Record set »
>> begin
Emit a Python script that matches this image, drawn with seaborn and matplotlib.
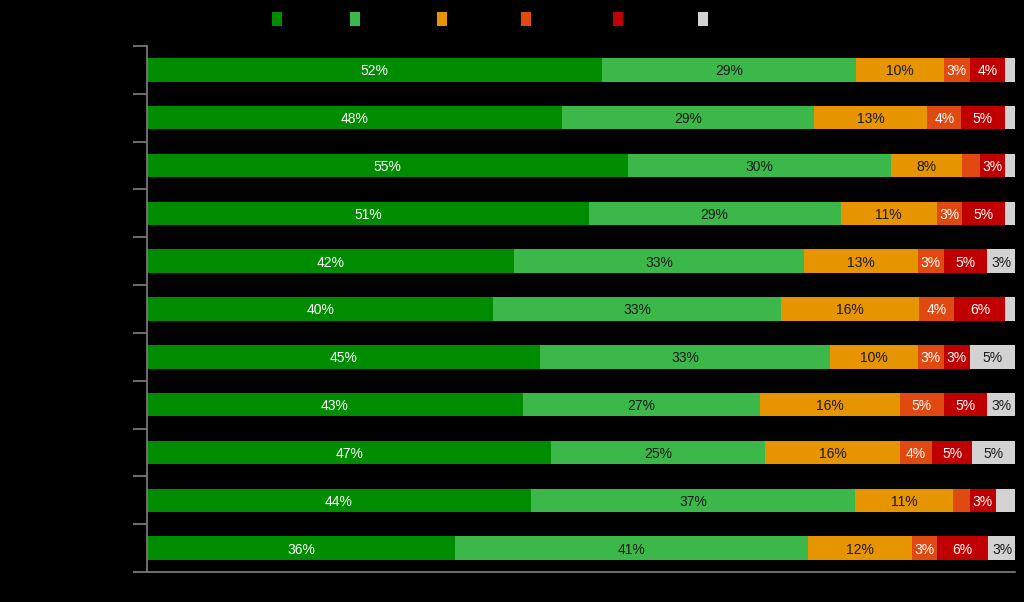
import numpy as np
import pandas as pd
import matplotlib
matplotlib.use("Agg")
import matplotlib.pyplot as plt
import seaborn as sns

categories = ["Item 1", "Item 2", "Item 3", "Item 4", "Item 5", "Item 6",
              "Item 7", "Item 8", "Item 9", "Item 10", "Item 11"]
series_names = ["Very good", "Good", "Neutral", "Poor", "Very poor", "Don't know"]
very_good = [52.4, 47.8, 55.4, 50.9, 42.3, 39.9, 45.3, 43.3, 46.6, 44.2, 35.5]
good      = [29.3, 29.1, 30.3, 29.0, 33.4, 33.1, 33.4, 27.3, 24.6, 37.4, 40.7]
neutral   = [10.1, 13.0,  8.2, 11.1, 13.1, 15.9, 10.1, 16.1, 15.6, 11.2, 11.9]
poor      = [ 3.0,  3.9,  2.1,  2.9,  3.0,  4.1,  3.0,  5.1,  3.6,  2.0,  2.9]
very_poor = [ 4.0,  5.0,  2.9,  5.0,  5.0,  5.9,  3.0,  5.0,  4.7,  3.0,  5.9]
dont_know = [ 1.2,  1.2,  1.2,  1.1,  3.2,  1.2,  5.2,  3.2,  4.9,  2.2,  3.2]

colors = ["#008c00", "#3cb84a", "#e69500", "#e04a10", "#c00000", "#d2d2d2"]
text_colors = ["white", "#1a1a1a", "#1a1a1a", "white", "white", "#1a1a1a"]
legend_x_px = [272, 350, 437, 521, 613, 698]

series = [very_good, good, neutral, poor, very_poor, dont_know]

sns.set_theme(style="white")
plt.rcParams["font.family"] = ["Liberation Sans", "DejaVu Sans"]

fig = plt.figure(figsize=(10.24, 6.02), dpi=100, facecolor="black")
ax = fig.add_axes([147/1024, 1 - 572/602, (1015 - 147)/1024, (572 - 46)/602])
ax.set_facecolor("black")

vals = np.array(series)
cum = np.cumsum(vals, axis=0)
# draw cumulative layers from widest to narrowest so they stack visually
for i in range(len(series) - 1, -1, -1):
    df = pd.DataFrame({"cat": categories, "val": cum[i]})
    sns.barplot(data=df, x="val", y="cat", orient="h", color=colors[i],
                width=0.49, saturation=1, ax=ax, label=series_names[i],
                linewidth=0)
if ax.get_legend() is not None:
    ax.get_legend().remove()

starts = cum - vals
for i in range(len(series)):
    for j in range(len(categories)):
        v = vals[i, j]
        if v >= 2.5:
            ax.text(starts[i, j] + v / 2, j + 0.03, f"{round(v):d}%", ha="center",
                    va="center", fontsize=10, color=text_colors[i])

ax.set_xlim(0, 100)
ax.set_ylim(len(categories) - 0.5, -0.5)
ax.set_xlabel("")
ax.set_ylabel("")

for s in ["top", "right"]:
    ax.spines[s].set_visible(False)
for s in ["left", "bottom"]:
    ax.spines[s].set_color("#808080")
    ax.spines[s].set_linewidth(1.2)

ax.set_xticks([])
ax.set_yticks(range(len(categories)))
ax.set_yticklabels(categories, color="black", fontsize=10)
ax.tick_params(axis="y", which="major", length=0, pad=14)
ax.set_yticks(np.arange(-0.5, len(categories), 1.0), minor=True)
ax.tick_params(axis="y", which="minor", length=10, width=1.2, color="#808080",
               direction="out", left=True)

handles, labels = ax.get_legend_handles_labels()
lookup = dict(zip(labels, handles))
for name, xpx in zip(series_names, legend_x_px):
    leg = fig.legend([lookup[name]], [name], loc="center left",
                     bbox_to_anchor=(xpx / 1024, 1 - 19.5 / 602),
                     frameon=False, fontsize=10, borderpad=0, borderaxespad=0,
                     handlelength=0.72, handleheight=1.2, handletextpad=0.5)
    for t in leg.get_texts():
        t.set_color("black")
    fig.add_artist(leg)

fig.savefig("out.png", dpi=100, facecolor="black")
>> end
>> begin
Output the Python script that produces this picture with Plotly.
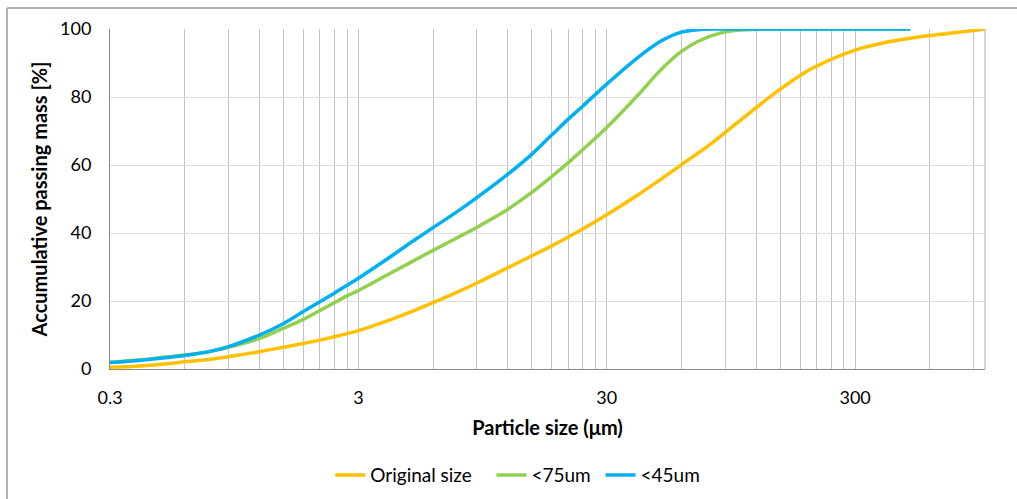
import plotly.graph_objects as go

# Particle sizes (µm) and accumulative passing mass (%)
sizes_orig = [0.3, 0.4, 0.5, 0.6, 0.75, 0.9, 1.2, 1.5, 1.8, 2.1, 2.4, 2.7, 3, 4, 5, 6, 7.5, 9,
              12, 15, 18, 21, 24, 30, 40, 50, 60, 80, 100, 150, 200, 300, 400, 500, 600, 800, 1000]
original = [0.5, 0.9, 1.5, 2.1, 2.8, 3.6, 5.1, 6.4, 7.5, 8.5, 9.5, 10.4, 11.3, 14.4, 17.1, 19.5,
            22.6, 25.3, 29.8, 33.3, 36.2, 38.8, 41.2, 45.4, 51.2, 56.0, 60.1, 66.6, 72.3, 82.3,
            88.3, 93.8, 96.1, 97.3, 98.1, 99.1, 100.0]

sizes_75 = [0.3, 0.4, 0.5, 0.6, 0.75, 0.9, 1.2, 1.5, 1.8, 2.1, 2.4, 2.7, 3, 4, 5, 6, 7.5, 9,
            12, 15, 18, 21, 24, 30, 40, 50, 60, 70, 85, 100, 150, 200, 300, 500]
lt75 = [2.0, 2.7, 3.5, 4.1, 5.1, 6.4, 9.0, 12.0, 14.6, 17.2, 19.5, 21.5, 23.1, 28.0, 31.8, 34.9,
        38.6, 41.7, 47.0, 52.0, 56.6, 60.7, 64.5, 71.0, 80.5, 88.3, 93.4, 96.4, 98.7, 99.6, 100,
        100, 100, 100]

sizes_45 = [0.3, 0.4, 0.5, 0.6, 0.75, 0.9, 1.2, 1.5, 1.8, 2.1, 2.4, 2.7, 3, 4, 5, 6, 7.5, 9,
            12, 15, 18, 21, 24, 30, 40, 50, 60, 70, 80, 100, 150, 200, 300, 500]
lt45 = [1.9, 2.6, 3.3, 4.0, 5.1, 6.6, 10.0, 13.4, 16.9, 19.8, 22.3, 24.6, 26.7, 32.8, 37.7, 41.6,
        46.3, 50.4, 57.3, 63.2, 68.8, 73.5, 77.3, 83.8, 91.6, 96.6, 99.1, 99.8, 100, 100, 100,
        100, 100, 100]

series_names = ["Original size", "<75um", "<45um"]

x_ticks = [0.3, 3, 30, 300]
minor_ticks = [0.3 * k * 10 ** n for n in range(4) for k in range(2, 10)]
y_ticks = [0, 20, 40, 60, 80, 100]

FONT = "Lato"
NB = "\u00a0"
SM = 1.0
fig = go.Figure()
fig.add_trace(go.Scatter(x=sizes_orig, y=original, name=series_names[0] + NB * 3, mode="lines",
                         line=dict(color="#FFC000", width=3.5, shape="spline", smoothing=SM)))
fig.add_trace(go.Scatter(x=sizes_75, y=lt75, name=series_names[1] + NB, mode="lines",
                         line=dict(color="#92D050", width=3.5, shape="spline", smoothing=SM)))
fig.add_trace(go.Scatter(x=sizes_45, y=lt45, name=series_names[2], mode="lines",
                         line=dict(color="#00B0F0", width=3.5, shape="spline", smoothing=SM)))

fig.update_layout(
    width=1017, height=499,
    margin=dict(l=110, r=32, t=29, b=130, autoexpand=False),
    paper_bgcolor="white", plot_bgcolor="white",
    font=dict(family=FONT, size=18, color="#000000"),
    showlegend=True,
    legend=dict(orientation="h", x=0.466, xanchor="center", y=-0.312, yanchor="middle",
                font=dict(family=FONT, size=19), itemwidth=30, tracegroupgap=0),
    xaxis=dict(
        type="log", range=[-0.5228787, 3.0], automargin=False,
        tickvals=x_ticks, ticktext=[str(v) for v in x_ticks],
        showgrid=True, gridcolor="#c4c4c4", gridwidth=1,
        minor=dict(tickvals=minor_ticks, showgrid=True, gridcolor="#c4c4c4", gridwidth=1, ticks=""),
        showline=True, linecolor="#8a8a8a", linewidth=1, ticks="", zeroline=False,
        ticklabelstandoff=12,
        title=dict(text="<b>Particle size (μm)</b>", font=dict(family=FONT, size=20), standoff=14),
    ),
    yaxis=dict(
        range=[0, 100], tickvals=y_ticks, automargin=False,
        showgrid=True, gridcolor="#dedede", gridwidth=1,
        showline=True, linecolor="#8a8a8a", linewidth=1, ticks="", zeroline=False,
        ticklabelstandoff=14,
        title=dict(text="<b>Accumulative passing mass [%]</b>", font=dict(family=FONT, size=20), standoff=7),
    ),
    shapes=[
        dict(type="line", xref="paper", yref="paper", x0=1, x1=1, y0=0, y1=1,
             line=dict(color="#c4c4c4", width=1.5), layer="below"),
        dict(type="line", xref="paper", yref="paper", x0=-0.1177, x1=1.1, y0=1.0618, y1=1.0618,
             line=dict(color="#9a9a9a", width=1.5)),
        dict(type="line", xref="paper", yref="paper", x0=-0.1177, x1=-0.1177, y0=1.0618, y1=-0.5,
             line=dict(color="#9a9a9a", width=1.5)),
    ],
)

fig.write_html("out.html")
>> end
>> begin
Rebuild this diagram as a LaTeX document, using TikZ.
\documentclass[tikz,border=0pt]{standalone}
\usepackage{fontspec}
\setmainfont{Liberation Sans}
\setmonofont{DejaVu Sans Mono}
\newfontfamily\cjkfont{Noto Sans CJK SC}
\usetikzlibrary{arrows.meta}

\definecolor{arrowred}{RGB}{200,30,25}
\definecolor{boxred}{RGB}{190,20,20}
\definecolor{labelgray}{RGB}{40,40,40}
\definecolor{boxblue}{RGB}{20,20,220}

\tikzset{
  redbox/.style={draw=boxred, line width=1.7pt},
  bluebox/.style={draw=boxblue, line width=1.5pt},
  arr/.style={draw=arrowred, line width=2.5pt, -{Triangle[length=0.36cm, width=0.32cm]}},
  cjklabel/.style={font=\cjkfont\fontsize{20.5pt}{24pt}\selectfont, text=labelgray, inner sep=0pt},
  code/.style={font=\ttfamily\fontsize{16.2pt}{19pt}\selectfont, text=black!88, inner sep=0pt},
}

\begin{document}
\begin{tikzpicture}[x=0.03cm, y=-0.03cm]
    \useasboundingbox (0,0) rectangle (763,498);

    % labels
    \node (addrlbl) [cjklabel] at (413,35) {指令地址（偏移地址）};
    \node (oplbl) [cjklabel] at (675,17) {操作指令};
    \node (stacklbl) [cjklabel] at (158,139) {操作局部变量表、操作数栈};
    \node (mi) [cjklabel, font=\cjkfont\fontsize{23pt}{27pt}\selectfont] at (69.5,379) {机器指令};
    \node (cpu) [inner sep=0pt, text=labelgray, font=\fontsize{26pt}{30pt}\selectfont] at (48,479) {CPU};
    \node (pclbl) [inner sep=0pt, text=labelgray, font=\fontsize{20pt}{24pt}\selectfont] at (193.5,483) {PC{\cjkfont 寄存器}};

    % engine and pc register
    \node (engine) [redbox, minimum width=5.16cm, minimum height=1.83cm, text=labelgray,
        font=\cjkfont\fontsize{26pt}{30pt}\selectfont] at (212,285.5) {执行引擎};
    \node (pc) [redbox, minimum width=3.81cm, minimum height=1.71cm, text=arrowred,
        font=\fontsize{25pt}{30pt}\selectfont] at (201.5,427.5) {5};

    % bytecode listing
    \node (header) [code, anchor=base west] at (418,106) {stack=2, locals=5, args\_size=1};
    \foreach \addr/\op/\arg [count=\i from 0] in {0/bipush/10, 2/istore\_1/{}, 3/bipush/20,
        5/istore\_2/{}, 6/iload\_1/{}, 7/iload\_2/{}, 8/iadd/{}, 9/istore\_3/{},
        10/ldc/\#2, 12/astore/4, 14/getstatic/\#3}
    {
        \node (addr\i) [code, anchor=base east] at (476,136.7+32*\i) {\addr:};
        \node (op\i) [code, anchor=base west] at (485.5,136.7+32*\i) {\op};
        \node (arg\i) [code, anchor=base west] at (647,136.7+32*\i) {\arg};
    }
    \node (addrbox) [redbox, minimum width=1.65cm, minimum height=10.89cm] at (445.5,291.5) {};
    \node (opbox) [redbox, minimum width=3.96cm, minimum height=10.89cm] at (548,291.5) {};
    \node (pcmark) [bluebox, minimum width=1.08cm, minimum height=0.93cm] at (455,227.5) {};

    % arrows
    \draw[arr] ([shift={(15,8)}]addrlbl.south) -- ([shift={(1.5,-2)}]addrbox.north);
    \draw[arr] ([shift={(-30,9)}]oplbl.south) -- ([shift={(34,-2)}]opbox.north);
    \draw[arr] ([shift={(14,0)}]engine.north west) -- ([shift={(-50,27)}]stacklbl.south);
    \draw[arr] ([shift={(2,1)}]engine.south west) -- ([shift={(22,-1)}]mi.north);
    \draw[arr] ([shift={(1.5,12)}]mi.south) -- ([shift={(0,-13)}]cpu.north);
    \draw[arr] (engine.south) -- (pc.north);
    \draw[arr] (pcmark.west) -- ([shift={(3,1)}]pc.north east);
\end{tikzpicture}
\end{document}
>> end
The task »
Transcribe only the lines from the line holding "Output the Python" through the line holding "import plotly.graph_objects as go", inclusive, without any of the pictures.

Result »
Output the Python script that produces this picture with Plotly.
import plotly.graph_objects as go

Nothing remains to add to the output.